• The problem
For the entries below, copy exactly the line that contains "Write a web" through the line that contains "const scaffoldName = 'Scaffold 27';", both ends included, and exclude all pictures.

• Listing
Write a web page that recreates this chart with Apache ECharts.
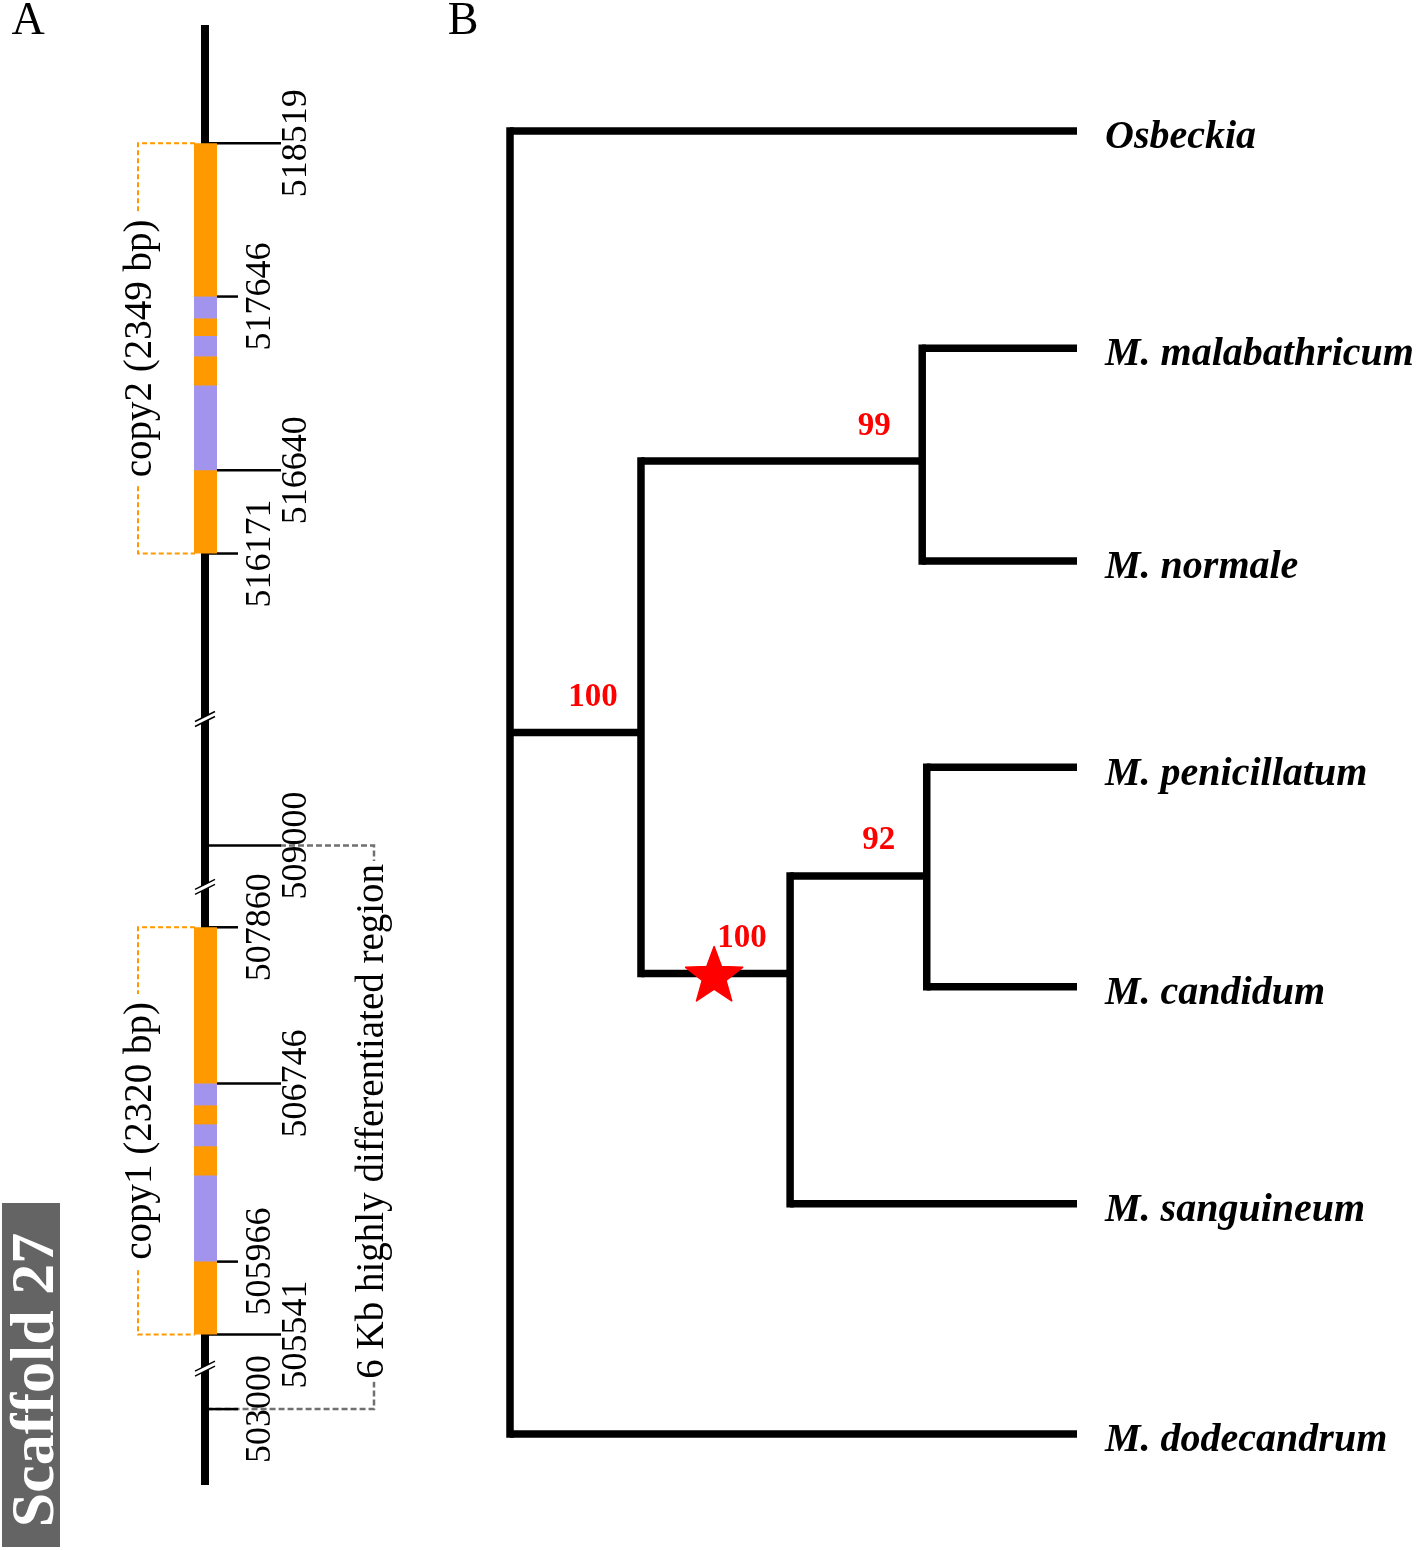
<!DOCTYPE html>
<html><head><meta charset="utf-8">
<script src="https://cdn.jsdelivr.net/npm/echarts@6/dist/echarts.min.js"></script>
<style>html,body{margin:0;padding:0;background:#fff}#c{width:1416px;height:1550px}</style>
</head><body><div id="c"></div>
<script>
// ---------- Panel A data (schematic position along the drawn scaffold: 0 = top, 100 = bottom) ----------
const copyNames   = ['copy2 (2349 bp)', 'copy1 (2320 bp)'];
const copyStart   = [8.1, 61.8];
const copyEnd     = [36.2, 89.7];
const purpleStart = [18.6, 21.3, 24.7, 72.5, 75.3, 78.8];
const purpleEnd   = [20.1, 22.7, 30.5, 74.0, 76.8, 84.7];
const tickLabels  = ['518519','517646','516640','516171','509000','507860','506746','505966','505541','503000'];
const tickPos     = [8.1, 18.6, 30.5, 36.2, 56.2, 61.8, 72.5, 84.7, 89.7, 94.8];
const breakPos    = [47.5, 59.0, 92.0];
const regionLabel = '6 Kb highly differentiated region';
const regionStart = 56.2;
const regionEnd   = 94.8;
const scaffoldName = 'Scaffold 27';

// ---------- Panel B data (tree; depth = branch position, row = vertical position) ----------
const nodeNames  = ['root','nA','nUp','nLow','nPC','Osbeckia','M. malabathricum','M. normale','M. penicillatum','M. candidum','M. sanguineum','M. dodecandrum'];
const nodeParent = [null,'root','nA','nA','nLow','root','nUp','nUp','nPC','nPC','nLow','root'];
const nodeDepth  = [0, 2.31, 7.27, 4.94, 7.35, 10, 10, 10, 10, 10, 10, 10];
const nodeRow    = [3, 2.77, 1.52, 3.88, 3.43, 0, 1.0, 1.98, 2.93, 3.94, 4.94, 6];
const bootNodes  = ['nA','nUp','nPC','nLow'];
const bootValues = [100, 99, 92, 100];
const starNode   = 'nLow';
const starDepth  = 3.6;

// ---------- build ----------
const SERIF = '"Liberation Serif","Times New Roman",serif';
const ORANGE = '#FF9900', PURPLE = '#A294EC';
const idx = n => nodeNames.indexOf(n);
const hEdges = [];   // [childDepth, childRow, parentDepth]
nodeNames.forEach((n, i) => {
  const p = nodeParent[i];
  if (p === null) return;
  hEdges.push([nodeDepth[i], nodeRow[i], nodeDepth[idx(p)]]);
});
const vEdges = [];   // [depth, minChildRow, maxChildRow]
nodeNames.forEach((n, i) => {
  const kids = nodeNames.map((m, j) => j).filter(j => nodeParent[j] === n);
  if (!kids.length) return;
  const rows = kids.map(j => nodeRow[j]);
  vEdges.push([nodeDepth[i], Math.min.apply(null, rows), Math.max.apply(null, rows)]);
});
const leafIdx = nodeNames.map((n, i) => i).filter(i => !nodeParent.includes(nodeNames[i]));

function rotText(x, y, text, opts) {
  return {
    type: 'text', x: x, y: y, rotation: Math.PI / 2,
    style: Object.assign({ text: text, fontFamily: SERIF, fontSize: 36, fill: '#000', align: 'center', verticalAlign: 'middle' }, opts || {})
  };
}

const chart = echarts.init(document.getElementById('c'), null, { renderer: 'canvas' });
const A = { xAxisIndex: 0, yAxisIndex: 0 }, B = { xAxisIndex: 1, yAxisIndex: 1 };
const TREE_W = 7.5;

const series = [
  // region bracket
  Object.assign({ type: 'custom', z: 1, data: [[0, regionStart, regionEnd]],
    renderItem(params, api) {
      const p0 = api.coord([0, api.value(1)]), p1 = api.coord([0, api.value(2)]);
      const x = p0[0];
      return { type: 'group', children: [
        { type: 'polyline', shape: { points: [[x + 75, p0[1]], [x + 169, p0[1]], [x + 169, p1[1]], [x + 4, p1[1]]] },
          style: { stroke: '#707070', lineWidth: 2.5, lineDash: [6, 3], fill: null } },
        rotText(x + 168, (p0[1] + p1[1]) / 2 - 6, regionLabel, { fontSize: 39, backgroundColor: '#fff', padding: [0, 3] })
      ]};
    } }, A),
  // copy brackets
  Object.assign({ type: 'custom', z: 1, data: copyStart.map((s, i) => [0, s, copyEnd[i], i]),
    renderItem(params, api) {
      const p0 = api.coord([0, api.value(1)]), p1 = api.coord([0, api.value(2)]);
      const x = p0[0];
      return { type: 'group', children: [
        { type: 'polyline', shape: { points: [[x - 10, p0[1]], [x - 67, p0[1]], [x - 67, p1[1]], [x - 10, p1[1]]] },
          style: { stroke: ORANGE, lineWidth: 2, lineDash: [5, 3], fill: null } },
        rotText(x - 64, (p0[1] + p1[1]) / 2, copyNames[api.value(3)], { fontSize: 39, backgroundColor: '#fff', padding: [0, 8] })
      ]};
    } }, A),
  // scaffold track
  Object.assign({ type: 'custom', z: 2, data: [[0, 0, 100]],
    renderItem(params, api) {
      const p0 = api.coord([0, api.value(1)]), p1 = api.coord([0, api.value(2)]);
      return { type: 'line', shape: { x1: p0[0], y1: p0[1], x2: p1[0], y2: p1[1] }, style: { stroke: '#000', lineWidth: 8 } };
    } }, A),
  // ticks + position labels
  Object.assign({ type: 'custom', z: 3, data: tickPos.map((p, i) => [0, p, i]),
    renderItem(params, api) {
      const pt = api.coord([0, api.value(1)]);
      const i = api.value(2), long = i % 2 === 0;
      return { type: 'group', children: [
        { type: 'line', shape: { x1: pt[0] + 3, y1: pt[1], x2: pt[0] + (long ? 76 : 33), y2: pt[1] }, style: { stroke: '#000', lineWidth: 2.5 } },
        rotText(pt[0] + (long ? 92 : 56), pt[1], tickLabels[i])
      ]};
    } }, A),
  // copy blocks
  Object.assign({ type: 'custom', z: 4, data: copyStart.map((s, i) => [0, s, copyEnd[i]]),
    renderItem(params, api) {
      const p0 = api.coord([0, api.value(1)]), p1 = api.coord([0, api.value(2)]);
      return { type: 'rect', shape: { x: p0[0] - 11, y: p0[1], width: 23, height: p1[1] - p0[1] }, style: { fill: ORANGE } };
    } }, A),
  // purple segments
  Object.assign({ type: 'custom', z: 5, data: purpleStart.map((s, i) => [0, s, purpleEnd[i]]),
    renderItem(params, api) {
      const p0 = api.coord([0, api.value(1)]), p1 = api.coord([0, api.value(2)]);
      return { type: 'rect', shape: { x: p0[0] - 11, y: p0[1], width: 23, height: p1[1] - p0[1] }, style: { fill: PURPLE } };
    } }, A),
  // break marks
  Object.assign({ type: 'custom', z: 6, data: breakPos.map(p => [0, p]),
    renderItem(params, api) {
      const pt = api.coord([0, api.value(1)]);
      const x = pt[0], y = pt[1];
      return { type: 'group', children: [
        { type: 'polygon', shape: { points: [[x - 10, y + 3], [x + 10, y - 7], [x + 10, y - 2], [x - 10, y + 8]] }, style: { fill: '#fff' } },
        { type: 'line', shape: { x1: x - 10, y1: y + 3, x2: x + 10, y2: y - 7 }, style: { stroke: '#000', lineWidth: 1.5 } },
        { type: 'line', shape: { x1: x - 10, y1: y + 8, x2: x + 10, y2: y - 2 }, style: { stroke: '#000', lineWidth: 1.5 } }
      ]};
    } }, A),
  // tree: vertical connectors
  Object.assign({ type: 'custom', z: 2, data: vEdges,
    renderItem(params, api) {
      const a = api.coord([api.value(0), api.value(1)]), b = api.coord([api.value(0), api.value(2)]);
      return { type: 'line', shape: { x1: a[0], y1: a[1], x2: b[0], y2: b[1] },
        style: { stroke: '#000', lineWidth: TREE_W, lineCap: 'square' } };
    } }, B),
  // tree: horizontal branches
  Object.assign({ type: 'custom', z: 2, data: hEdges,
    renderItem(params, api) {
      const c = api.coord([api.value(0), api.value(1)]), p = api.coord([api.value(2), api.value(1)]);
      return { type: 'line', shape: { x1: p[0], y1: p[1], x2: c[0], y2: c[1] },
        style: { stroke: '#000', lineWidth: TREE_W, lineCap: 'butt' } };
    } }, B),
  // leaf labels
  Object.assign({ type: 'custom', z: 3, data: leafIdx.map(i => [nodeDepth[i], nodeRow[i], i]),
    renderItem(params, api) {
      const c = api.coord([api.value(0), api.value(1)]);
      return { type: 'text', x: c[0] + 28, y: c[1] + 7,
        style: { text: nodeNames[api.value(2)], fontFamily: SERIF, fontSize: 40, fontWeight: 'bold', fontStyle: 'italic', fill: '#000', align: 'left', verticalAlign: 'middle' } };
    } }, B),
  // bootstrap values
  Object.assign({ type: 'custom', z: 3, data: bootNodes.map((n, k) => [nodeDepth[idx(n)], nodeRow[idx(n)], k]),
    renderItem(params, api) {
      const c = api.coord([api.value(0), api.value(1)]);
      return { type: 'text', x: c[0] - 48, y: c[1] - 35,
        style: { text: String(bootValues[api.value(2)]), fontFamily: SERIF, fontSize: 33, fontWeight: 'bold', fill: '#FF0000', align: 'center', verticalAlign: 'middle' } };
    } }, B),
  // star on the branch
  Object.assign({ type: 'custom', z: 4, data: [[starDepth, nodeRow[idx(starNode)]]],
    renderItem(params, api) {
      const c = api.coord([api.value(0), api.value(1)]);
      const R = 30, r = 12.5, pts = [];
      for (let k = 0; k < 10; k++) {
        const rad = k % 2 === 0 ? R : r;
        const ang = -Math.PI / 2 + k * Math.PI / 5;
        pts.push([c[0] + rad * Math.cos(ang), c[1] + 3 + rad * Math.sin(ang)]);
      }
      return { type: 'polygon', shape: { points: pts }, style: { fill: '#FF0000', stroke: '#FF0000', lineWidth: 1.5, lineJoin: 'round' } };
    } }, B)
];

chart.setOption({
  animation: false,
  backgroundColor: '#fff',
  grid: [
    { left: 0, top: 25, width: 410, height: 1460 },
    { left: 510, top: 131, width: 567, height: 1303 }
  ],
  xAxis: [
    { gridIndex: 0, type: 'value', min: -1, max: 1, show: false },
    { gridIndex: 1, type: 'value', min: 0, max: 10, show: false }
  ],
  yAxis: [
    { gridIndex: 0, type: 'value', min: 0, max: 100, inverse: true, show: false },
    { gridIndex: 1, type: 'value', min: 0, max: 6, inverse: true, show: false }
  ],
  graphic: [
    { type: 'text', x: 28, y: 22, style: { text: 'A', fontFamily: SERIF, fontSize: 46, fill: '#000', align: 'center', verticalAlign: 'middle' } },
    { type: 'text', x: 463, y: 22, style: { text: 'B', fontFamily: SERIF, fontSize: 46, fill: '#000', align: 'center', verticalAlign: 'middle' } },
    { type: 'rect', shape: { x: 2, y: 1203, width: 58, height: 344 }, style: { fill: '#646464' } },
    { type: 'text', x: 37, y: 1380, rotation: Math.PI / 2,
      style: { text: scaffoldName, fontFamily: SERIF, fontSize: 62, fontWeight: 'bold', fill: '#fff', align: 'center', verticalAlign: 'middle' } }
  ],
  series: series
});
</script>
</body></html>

==

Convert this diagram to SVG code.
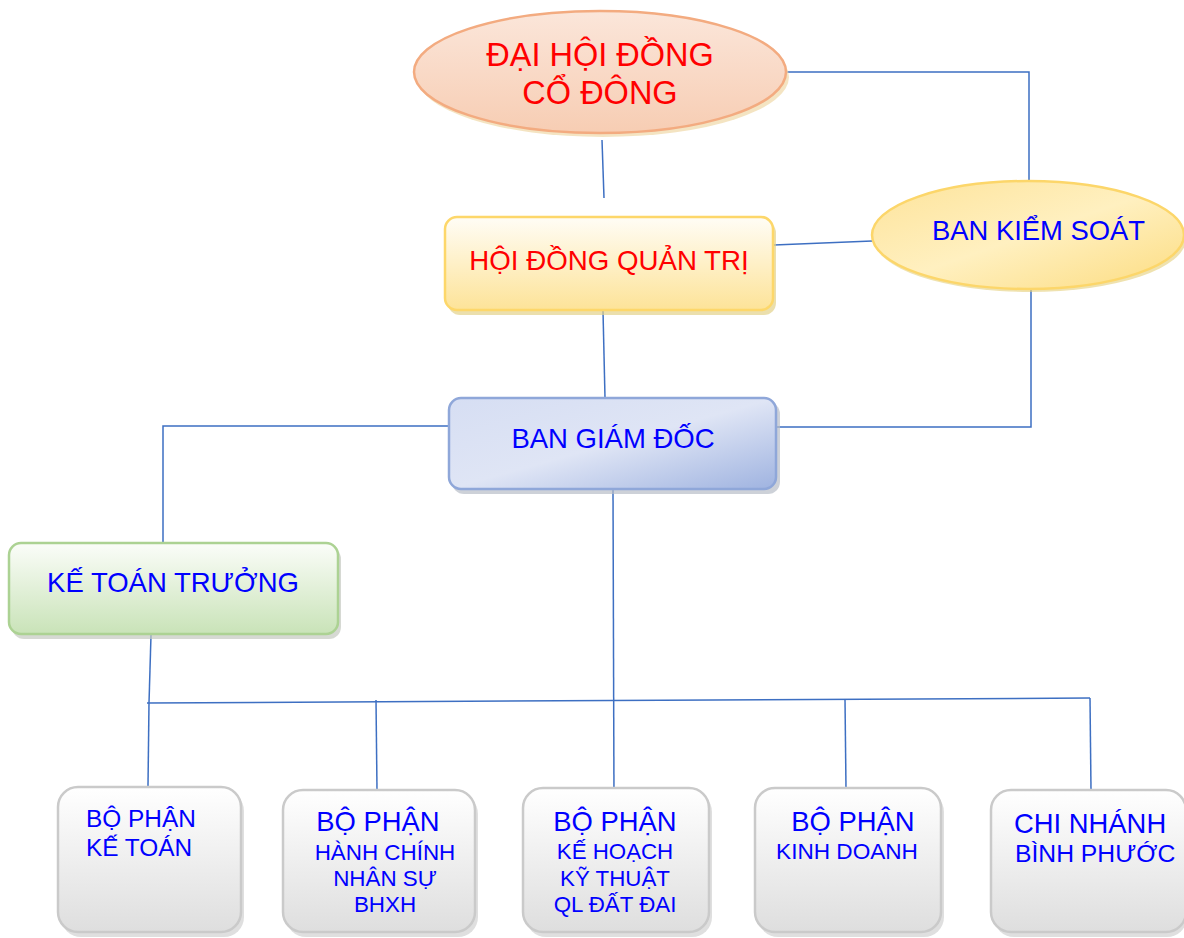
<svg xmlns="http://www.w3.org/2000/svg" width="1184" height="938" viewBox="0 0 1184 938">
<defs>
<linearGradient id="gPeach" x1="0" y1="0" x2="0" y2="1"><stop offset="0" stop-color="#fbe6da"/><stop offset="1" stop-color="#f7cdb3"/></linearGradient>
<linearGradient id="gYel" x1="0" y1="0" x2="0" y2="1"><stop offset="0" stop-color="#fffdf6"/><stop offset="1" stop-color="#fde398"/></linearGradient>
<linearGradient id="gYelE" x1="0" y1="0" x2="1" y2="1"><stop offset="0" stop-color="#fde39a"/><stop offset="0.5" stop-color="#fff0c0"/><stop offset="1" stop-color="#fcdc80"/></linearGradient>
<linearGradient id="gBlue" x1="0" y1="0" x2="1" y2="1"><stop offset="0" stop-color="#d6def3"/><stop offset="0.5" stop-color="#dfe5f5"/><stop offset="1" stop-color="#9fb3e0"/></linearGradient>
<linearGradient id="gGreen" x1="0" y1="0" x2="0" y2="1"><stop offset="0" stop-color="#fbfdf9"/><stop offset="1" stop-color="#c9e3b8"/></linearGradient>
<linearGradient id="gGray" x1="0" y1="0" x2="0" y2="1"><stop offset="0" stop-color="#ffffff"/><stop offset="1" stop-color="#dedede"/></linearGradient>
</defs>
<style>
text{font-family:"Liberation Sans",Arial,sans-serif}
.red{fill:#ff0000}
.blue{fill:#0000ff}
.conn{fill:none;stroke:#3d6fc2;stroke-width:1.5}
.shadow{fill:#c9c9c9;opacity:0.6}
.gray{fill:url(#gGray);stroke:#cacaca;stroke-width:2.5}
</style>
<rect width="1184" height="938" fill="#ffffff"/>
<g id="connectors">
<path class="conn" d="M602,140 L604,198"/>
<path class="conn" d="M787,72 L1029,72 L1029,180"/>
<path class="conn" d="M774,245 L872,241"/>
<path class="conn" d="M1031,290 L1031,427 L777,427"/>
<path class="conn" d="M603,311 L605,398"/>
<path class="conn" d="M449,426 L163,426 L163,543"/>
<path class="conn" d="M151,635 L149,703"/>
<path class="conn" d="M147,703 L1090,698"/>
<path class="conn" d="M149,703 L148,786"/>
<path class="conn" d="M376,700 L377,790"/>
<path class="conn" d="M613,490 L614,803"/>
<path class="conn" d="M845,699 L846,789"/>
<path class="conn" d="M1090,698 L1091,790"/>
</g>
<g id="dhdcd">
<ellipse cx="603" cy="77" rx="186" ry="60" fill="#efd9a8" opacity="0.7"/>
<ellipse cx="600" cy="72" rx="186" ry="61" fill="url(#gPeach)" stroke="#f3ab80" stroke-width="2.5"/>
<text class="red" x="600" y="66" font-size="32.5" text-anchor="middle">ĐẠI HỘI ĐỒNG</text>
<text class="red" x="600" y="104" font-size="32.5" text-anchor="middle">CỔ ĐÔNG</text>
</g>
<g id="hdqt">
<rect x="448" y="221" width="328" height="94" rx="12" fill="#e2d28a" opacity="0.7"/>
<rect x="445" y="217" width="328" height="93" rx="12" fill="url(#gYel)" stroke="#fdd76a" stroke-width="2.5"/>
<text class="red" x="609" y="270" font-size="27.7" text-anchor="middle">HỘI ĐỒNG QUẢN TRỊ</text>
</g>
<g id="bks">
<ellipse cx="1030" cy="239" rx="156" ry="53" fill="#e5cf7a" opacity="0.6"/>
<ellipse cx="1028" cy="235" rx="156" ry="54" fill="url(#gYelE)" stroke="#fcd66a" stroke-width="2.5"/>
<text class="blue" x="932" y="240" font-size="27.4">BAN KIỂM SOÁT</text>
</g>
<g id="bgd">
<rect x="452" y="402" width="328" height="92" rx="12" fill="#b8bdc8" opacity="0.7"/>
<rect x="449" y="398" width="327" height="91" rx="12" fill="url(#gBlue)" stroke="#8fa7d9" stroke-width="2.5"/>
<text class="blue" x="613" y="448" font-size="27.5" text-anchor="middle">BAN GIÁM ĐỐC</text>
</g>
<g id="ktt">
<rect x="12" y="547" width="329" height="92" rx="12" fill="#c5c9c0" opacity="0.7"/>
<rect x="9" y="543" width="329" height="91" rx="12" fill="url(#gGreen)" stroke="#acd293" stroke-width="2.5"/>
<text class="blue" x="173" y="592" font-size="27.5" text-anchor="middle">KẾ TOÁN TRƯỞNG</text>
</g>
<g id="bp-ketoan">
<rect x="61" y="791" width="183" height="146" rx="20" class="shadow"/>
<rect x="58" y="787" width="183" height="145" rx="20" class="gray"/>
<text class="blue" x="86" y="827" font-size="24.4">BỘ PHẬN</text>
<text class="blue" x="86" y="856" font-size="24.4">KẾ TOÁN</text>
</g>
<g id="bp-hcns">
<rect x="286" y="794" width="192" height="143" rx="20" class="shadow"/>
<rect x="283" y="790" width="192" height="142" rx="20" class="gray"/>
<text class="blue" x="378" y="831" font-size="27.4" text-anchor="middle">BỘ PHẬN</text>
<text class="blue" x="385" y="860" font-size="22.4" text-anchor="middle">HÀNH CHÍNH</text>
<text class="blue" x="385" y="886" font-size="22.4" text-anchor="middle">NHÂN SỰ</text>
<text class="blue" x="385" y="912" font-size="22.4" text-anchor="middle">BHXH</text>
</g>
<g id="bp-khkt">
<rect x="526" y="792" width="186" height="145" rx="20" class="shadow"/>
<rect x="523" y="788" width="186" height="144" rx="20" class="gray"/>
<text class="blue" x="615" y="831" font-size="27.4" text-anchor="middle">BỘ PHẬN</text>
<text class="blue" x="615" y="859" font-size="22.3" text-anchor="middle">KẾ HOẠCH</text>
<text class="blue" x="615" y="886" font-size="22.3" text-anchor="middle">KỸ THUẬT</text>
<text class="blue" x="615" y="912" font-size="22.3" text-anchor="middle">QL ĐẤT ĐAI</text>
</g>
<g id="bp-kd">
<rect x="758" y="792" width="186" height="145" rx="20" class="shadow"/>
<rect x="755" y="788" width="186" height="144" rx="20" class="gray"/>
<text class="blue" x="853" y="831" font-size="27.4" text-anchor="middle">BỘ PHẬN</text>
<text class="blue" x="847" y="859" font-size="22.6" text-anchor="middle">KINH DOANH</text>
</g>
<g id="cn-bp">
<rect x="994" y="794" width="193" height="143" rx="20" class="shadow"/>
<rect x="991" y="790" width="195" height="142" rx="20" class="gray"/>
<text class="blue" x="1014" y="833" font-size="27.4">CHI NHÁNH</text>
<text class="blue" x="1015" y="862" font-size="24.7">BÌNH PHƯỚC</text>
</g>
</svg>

• Correct answer
Write a web page that recreates this chart with Apache ECharts.
<!DOCTYPE html>
<html><head><meta charset="utf-8">
<script src="https://cdn.jsdelivr.net/npm/echarts@6/dist/echarts.min.js"></script>
<style>html,body{margin:0;padding:0;background:#fff}#c{width:1416px;height:1550px}</style>
</head><body><div id="c"></div>
<script>
// ---------- Panel A data (schematic position along the drawn scaffold: 0 = top, 100 = bottom) ----------
const copyNames   = ['copy2 (2349 bp)', 'copy1 (2320 bp)'];
const copyStart   = [8.1, 61.8];
const copyEnd     = [36.2, 89.7];
const purpleStart = [18.6, 21.3, 24.7, 72.5, 75.3, 78.8];
const purpleEnd   = [20.1, 22.7, 30.5, 74.0, 76.8, 84.7];
const tickLabels  = ['518519','517646','516640','516171','509000','507860','506746','505966','505541','503000'];
const tickPos     = [8.1, 18.6, 30.5, 36.2, 56.2, 61.8, 72.5, 84.7, 89.7, 94.8];
const breakPos    = [47.5, 59.0, 92.0];
const regionLabel = '6 Kb highly differentiated region';
const regionStart = 56.2;
const regionEnd   = 94.8;
const scaffoldName = 'Scaffold 27';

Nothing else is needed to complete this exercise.